June 03, 2022

お茶シーズンも終盤の当園です。
繁忙期真っ最中、ユウジロウさんが「ちょっと涅槃に行ってきます」と言い出した時はどうしようかと思った事務員Sです。
(ちょっと仮眠に行ってくる、と言いたかったと分かり一安心)

夏も近づく八十八夜~…から早ひと月、二十四節季は小満、というかあと少しで芒種に変わる時期です。
「目には青葉 山ほととぎす 初鰹」という有名な歌もこの季節のもの。
対馬でもホトトギスの声が良く聞こえるようになりました。
現在の5月にあたる旧暦4月(卯月)には「木の葉採り月」という異名もあるそうです。
この「木の葉」は蚕の餌になるクワの葉の事ですが、同じく木の葉を採る茶摘みも最盛期。
この季節は事務員も加工メンバーも総出で茶摘みに勤しみます。

手摘み

こちらは手摘みの最中です。
割と近くに聞こえるオオルリやキビタキの声にソワソワしながらひたすら摘んでいきます。

お茶の新芽はとってもデリケート。
収穫には対馬で「テボ」と呼ばれる通気性の良い竹かごを使います。
熱に弱いので摘み取ったら手の熱が移らないうちになるべく早く小テボに入れ、重なりすぎないようにある程度の量が貯まったら大きなテボへ。

テボの中のお茶

そうこうしている間にも発酵が進んでしまうため、集めた茶葉はなるべく早く次の工程へ。
その後の萎凋や発酵(紅茶の場合)、揉捻の加減に乾燥の具合等はその日の気候によって仕上がりの時間が左右されるデリケートな工程で、特に茶師2名は息つく間もなく動き続けます(そして冒頭の発言。
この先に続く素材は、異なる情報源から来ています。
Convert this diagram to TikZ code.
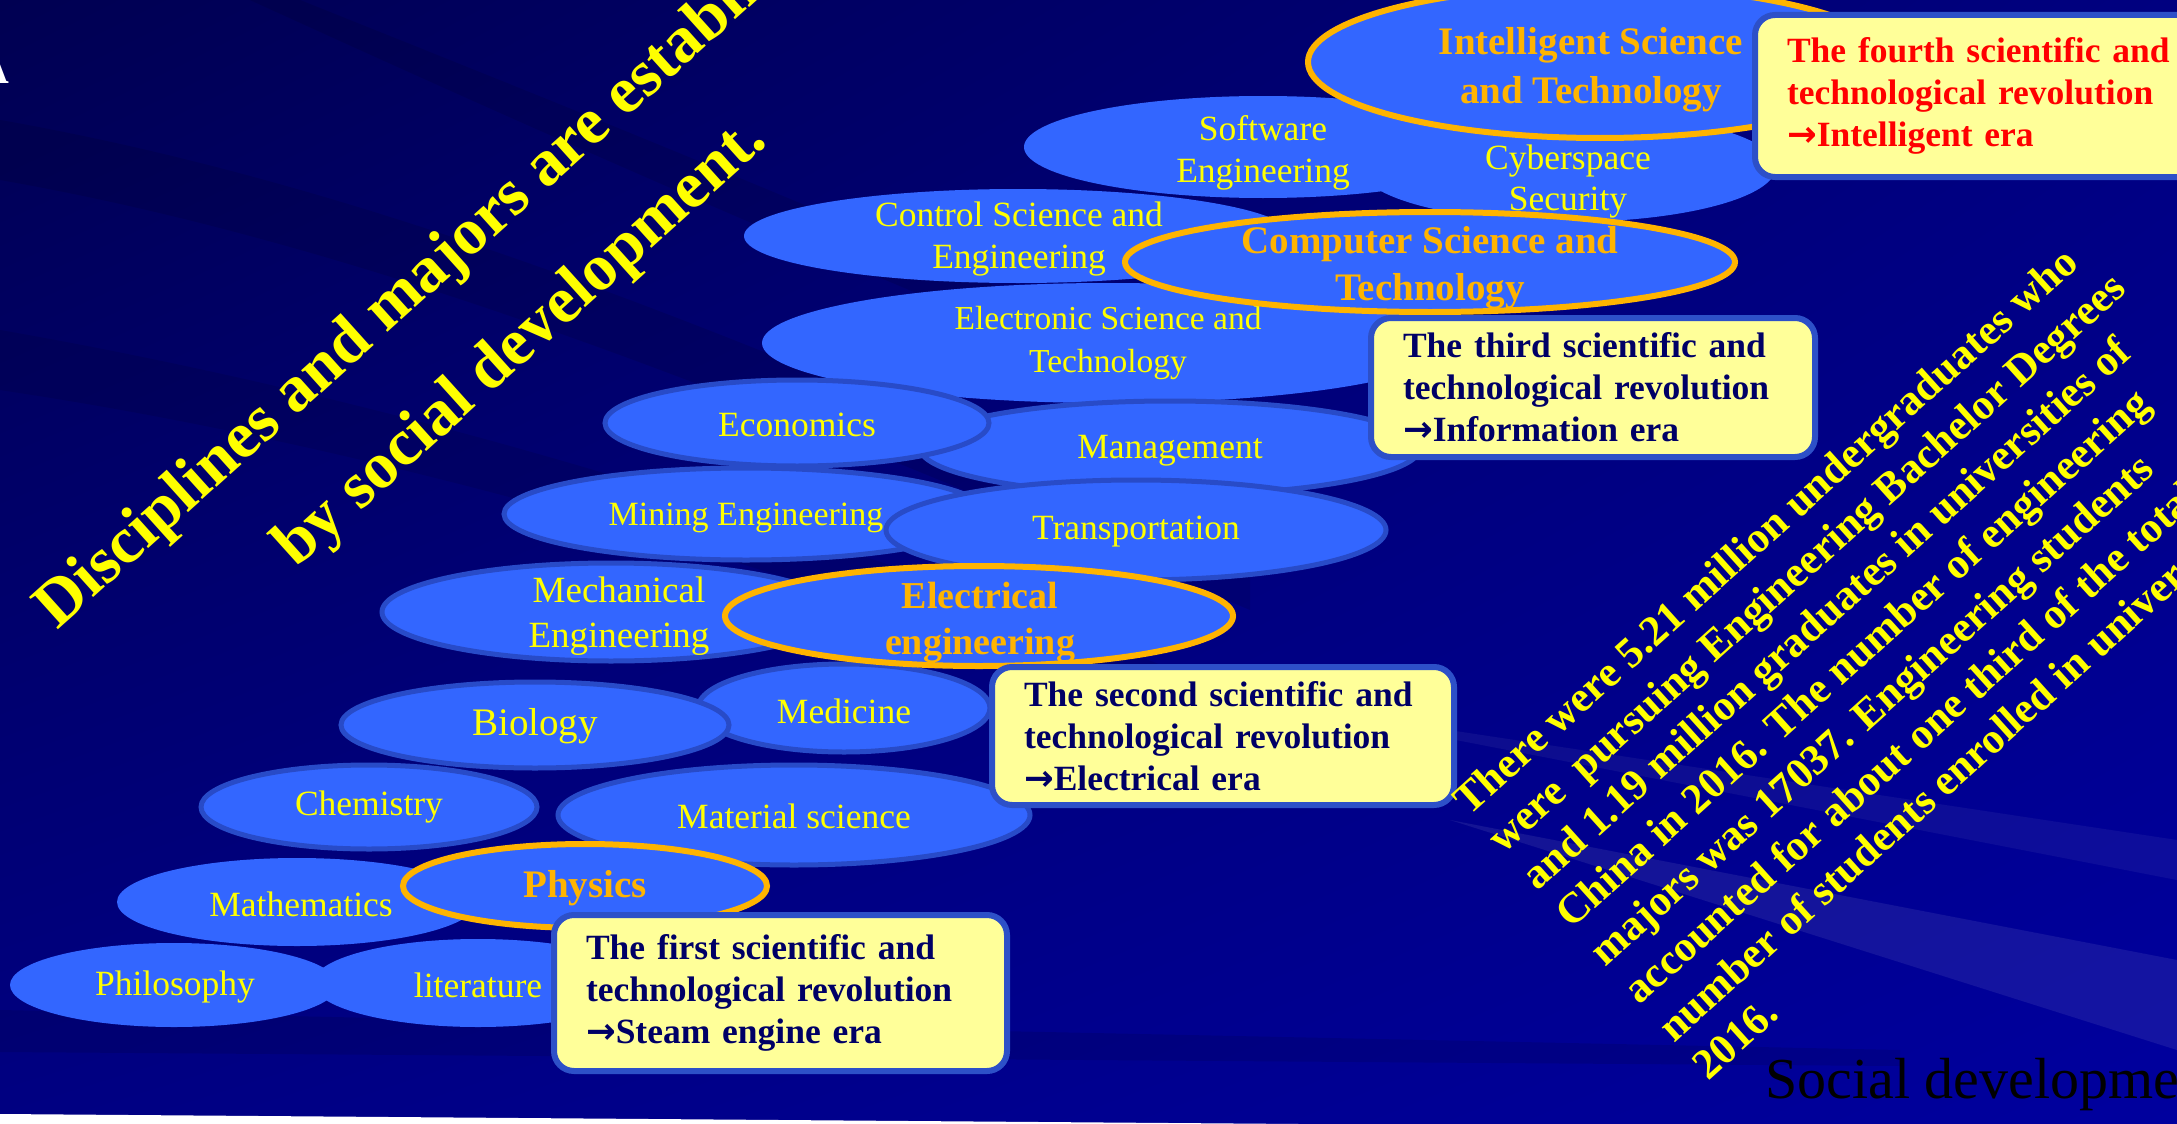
\documentclass[tikz,border=0pt]{standalone}
\usepackage{fontspec}
\setmainfont{Liberation Serif}
\newfontfamily\arrowfont{DejaVu Sans}
\newcommand\erarrow{{\arrowfont\bfseries →}}
\usetikzlibrary{shadings}
\definecolor{ellblue}{RGB}{51,102,255}
\definecolor{ellline}{RGB}{40,75,200}
\definecolor{orng}{RGB}{255,180,0}
\definecolor{yel}{RGB}{255,255,0}
\definecolor{boxfill}{RGB}{255,255,153}
\definecolor{boxline}{RGB}{45,80,200}
\definecolor{navytxt}{RGB}{0,0,102}
\definecolor{bgTL}{RGB}{0,0,82}
\definecolor{bgTR}{RGB}{0,0,128}
\definecolor{bgBL}{RGB}{0,0,130}
\definecolor{bgBR}{RGB}{0,0,158}
\begin{document}
\begin{tikzpicture}[x=1pt,y=-1pt,
  ellp/.style={fill=ellblue},
  ello/.style={fill=ellblue, draw=ellline, line width=5pt},
  ellh/.style={fill=ellblue, draw=orng, line width=6pt},
  lbl/.style={text=yel, inner sep=0pt, align=center, font=\fontsize{35.5}{42}\selectfont},
  lblh/.style={text=orng, inner sep=0pt, align=center, font=\bfseries\fontsize{39}{47}\selectfont},
  erabox/.style={draw=boxline, line width=6pt, fill=boxfill, rounded corners=20pt, align=left, text=navytxt, font=\bfseries\fontsize{35.5}{42}\selectfont, inner xsep=32pt, inner ysep=0pt, anchor=north west},
  ttl/.style={text=yel, inner sep=0pt, anchor=base west, rotate=42, font=\bfseries\fontsize{66}{70}\selectfont},
]
\useasboundingbox (0,0) rectangle (2177,1124);
\clip (0,0) rectangle (2177,1124);
% background
\shade[upper left=bgTL, upper right=bgTR, lower left=bgBL, lower right=bgBR] (0,0) rectangle (2177,1124);
\fill[black, opacity=0.10] (0,120) .. controls (400,190) and (800,360) .. (1250,560) -- (1250,610) .. controls (800,420) and (400,250) .. (0,180) -- cycle;
\fill[black, opacity=0.09] (0,330) .. controls (400,400) and (800,520) .. (1250,700) -- (1250,740) .. controls (800,570) and (400,450) .. (0,390) -- cycle;
\fill[black, opacity=0.10] (300,0) .. controls (600,120) and (900,240) .. (1300,420) -- (1300,450) .. controls (900,290) and (600,160) .. (250,0) -- cycle;
\fill[black, opacity=0.10] (0,1010) -- (1900,1050) -- (1900,1066) -- (0,1052) -- cycle;
\fill[white, opacity=0.08] (1450,820) -- (2177,960) -- (2177,1050) -- cycle;
\fill[white, opacity=0.05] (1250,700) -- (2177,840) -- (2177,880) -- cycle;
\fill[white] (0,1114) -- (1300,1124) -- (0,1124) -- cycle;
\node[anchor=base east, text=white, inner sep=0pt, font=\bfseries\fontsize{44}{44}\selectfont] (afrag) at (9,84) {A};

% title
\node[ttl] (title1) at (57,631) {Disciplines and majors are established};
\node[ttl] (title2) at (296,569) {by social development.};

% bottom group
\path[ellp] (174,985) ellipse [x radius=164, y radius=42];
\node[lbl] (phil) at (175,987) {Philosophy};
\path[ellp] (478,983) ellipse [x radius=165, y radius=44];
\node[lbl] (lit) at (478,985) {literature};
\path[ellp] (297,902) ellipse [x radius=180, y radius=44];
\node[lbl] (math) at (301,904) {Mathematics};
\path[ello] (369,807) ellipse [x radius=168, y radius=42];
\node[lbl] (chem) at (369,807) {Chemistry};
\path[ello] (794,815) ellipse [x radius=236, y radius=50];
\node[lbl] (mat) at (794,816) {Material science};
\path[ellh] (585,886) ellipse [x radius=182, y radius=42];
\node[lblh] (phys) at (585,888) {Physics};
\node[erabox, minimum width=453pt, minimum height=156pt, text width=389pt] (era1) at (551,912) {The first scientific and\\technological revolution\\\erarrow Steam engine era};

% second group
\path[ello] (844,708) ellipse [x radius=146, y radius=44];
\node[lbl] (med) at (844,711) {Medicine};
\path[ello] (535,725) ellipse [x radius=194, y radius=43];
\node[lbl, font=\fontsize{39}{42}\selectfont] (bio) at (535,726) {Biology};
\path[ellp] (1018,236) ellipse [x radius=274, y radius=47];
\node[lbl] (ctrl) at (1019,239) {Control Science and\\Engineering};
\path[ellp] (1108,343) ellipse [x radius=346, y radius=60];
\node[lbl, font=\fontsize{33.5}{43}\selectfont] (elec) at (1108,343) {Electronic Science and\\Technology};
\path[ello] (1170,448) ellipse [x radius=250, y radius=47];
\node[lbl] (mgmt) at (1170,451) {Management};
\path[ello] (797,423) ellipse [x radius=192, y radius=43];
\node[lbl] (econ) at (797,425) {Economics};
\path[ello] (746,514) ellipse [x radius=242, y radius=46];
\node[lbl, font=\fontsize{34}{42}\selectfont] (mine) at (746,518) {Mining Engineering};
\path[ello] (611,612) ellipse [x radius=229, y radius=49];
\node[lbl, font=\fontsize{37}{45}\selectfont] (mech) at (619,616) {Mechanical\\Engineering};
\path[ello] (1136,530) ellipse [x radius=250, y radius=50];
\node[lbl] (trans) at (1136,532) {Transportation};
\path[ellh] (979,616) ellipse [x radius=254, y radius=50];
\node[lblh, font=\bfseries\fontsize{38}{46}\selectfont] (eleceng) at (980,623) {Electrical\\engineering};
\node[erabox, minimum width=462pt, minimum height=138pt, text width=398pt] (era2) at (989,664) {The second scientific and\\technological revolution\\\erarrow Electrical era};

% top group
\path[ellp] (1263,147) ellipse [x radius=239, y radius=51];
\node[lbl] (soft) at (1263,153) {Software\\Engineering};
\path[ellp] (1568,167) ellipse [x radius=208, y radius=55];
\node[lbl, font=\fontsize{35.5}{41}\selectfont] (cyber) at (1568,182) {Cyberspace\\Security};
\path[ellh] (1600,62) ellipse [x radius=292, y radius=76];
\node[lblh, font=\bfseries\fontsize{39}{49}\selectfont] (intel) at (1591,70) {Intelligent Science\\and Technology};
\path[ellh] (1430,262) ellipse [x radius=305, y radius=50];
\node[lblh] (comp) at (1430,268) {Computer Science and\\Technology};
\node[erabox, minimum width=444pt, minimum height=139pt, text width=380pt] (era3) at (1368,315) {The third scientific and\\technological revolution\\\erarrow Information era};
\node[erabox, text=red, minimum width=460pt, minimum height=162pt, text width=396pt] (era4) at (1752,12) {The fourth scientific and\\technological revolution\\\erarrow Intelligent era};

% statistics paragraph
\node[text=yel, inner sep=0pt, align=left, rotate=42, anchor=north west, font=\bfseries\fontsize{43}{51}\selectfont] (stats) at (1449,794) {There were 5.21 million undergraduates who\\were\ \ pursuing Engineering Bachelor Degrees\\and 1.19 million graduates in universities of\\China in 2016. The number of engineering\\majors was 17037. Engineering students\\accounted for about one third of the total\\number of students enrolled in universities in\\2016.};

\node[anchor=base west, inner sep=0pt, text=black, font=\fontsize{58}{60}\selectfont] (social) at (1765,1098) {Social development};
\end{tikzpicture}
\end{document}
本当にお疲れ様です…)

釜炒り

生葉をお茶に加工すると、仕上がりは四分の一程度の量になると言われています。1キロ摘んでも仕上がりは250g、対馬紅茶リーフ40gに換算すると6袋とちょっとにしかなりません。
お茶の樹の中でも一番おいしくて柔らかい新芽だけを摘み、手間暇かけて僅かな量を仕上げるお茶は、本当に贅沢な飲み物だなぁと改めて感じます。
毎日感謝して、ちょっとの茶葉もこぼさず美味しくいただきたいです。

お茶殻もいろいろな活用方法がありますので、興味のある方は是非最後まで使い切ってみてくださいね。
今年はお茶殻を使った染め物にも挑戦できたら…と妄想中です。

そんな訳で、もうすぐ新茶の季節です。
荒茶は出来ていますが、製品にするための工程がもう少し残っています。
2022年のお茶の販売までもうしばらくお待ちください。

紅茶の中でも美味しいとされる「シルバーチップ」、美味しいお茶の証とされる「淹れたときに浮くホコリ状の毛」について。
製茶前のシルバーチップは新芽の芯の部分です。

シルバーチップ

お茶に限らず植物の新芽は弱く、紫外線や気温の変化から身を守るために様々な工夫をしています。
お茶の場合は産毛を身に纏っており、これが乾燥するとキラキラ輝くシルバーチップに、抽出すると抜けた産毛がホコリのように浮いてくる、という仕組みです。
茶樹以外にも、新芽の頃は赤い色のもの、蝋でコーティングされているもの等々、植物たちは様々な方法で生まれたばかりの大事な葉を守っています。

シルバーチップは手摘みのお茶に多く入っています。